WHAT YOU SHOULD DO: Would you transcribe the whole listing exactly, minus its pictures?
= = = = =
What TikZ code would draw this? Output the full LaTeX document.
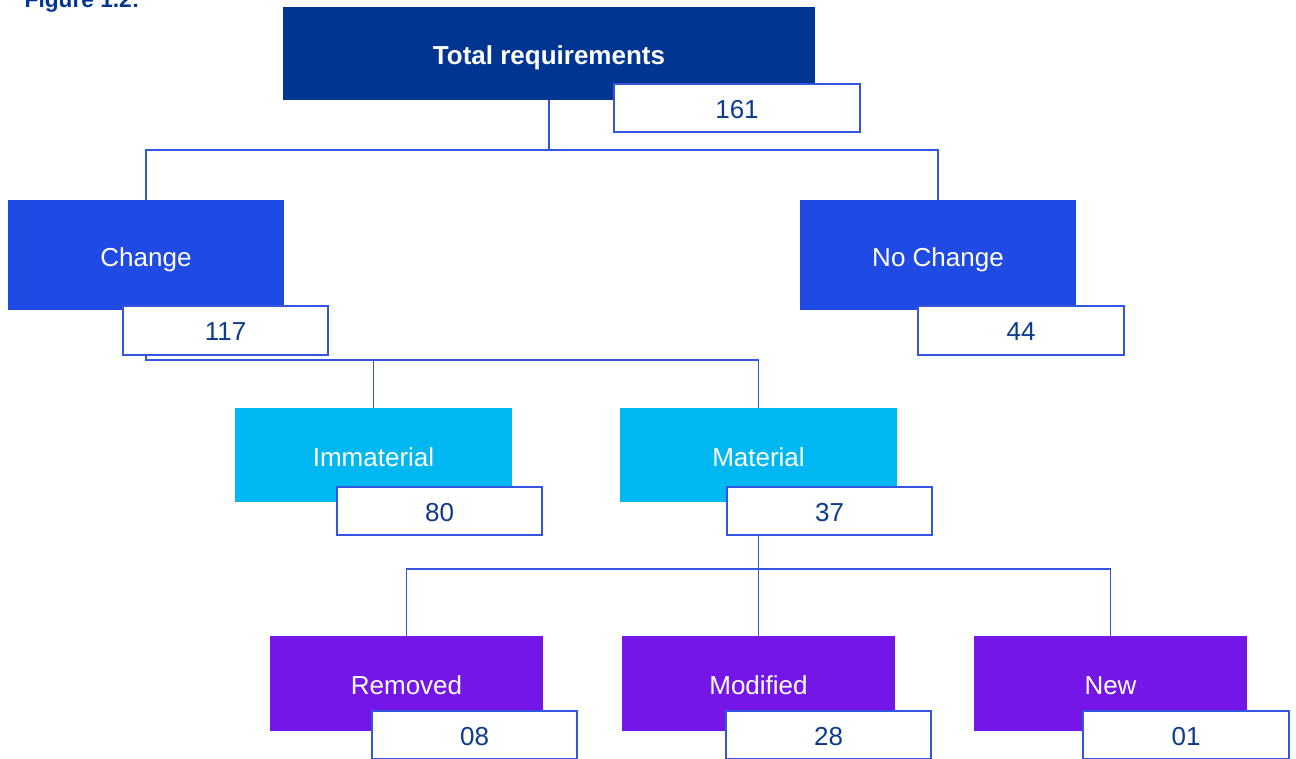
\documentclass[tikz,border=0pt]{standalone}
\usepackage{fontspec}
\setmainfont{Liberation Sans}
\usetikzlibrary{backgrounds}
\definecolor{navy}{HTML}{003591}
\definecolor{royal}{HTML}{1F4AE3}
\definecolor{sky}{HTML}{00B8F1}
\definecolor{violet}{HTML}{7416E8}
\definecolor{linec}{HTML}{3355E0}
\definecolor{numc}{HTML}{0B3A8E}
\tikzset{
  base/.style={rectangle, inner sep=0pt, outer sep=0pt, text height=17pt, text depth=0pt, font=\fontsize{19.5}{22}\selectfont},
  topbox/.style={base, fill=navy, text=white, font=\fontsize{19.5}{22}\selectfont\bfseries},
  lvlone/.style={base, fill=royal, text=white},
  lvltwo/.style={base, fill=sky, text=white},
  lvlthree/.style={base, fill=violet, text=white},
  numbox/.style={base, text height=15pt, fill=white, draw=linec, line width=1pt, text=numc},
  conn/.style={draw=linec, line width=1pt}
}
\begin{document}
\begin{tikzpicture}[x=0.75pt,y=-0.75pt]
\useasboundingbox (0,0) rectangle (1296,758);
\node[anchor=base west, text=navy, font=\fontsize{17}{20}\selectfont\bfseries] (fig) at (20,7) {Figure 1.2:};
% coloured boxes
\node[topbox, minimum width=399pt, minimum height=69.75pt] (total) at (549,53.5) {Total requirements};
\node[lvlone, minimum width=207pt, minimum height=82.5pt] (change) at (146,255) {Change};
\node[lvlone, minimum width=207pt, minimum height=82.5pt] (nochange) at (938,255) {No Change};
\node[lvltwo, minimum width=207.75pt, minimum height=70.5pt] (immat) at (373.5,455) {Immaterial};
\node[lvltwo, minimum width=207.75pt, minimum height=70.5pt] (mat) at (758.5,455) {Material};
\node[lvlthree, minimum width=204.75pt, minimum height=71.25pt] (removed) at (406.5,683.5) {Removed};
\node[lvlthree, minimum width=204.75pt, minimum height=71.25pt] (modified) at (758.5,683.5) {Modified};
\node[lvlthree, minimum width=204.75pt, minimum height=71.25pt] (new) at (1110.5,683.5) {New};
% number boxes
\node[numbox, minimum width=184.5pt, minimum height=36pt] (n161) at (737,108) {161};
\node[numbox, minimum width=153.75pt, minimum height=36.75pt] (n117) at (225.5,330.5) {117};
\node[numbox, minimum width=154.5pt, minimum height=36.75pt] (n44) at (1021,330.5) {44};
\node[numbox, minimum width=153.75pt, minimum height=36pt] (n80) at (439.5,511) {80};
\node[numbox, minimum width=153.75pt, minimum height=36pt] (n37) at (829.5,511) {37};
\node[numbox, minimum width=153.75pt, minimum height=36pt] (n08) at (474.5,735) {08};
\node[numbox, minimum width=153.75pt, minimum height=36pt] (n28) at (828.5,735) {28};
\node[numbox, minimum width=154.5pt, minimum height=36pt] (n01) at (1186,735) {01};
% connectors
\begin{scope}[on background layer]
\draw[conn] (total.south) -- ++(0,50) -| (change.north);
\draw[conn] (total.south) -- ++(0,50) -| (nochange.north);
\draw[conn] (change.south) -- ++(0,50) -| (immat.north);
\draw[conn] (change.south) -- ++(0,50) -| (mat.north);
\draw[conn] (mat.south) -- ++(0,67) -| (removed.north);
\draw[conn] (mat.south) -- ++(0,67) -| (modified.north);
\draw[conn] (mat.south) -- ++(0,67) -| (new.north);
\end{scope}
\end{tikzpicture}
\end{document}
= = = = =
EXERCISE OUTPUT:
What TikZ code would draw this? Output the full LaTeX document.
\documentclass[tikz,border=0pt]{standalone}
\usepackage{fontspec}
\setmainfont{Liberation Sans}
\usetikzlibrary{backgrounds}
\definecolor{navy}{HTML}{003591}
\definecolor{royal}{HTML}{1F4AE3}
\definecolor{sky}{HTML}{00B8F1}
\definecolor{violet}{HTML}{7416E8}
\definecolor{linec}{HTML}{3355E0}
\definecolor{numc}{HTML}{0B3A8E}
\tikzset{
  base/.style={rectangle, inner sep=0pt, outer sep=0pt, text height=17pt, text depth=0pt, font=\fontsize{19.5}{22}\selectfont},
  topbox/.style={base, fill=navy, text=white, font=\fontsize{19.5}{22}\selectfont\bfseries},
  lvlone/.style={base, fill=royal, text=white},
  lvltwo/.style={base, fill=sky, text=white},
  lvlthree/.style={base, fill=violet, text=white},
  numbox/.style={base, text height=15pt, fill=white, draw=linec, line width=1pt, text=numc},
  conn/.style={draw=linec, line width=1pt}
}
\begin{document}
\begin{tikzpicture}[x=0.75pt,y=-0.75pt]
\useasboundingbox (0,0) rectangle (1296,758);
\node[anchor=base west, text=navy, font=\fontsize{17}{20}\selectfont\bfseries] (fig) at (20,7) {Figure 1.2:};
% coloured boxes
\node[topbox, minimum width=399pt, minimum height=69.75pt] (total) at (549,53.5) {Total requirements};
\node[lvlone, minimum width=207pt, minimum height=82.5pt] (change) at (146,255) {Change};
\node[lvlone, minimum width=207pt, minimum height=82.5pt] (nochange) at (938,255) {No Change};
\node[lvltwo, minimum width=207.75pt, minimum height=70.5pt] (immat) at (373.5,455) {Immaterial};
\node[lvltwo, minimum width=207.75pt, minimum height=70.5pt] (mat) at (758.5,455) {Material};
\node[lvlthree, minimum width=204.75pt, minimum height=71.25pt] (removed) at (406.5,683.5) {Removed};
\node[lvlthree, minimum width=204.75pt, minimum height=71.25pt] (modified) at (758.5,683.5) {Modified};
\node[lvlthree, minimum width=204.75pt, minimum height=71.25pt] (new) at (1110.5,683.5) {New};
% number boxes
\node[numbox, minimum width=184.5pt, minimum height=36pt] (n161) at (737,108) {161};
\node[numbox, minimum width=153.75pt, minimum height=36.75pt] (n117) at (225.5,330.5) {117};
\node[numbox, minimum width=154.5pt, minimum height=36.75pt] (n44) at (1021,330.5) {44};
\node[numbox, minimum width=153.75pt, minimum height=36pt] (n80) at (439.5,511) {80};
\node[numbox, minimum width=153.75pt, minimum height=36pt] (n37) at (829.5,511) {37};
\node[numbox, minimum width=153.75pt, minimum height=36pt] (n08) at (474.5,735) {08};
\node[numbox, minimum width=153.75pt, minimum height=36pt] (n28) at (828.5,735) {28};
\node[numbox, minimum width=154.5pt, minimum height=36pt] (n01) at (1186,735) {01};
% connectors
\begin{scope}[on background layer]
\draw[conn] (total.south) -- ++(0,50) -| (change.north);
\draw[conn] (total.south) -- ++(0,50) -| (nochange.north);
\draw[conn] (change.south) -- ++(0,50) -| (immat.north);
\draw[conn] (change.south) -- ++(0,50) -| (mat.north);
\draw[conn] (mat.south) -- ++(0,67) -| (removed.north);
\draw[conn] (mat.south) -- ++(0,67) -| (modified.north);
\draw[conn] (mat.south) -- ++(0,67) -| (new.north);
\end{scope}
\end{tikzpicture}
\end{document}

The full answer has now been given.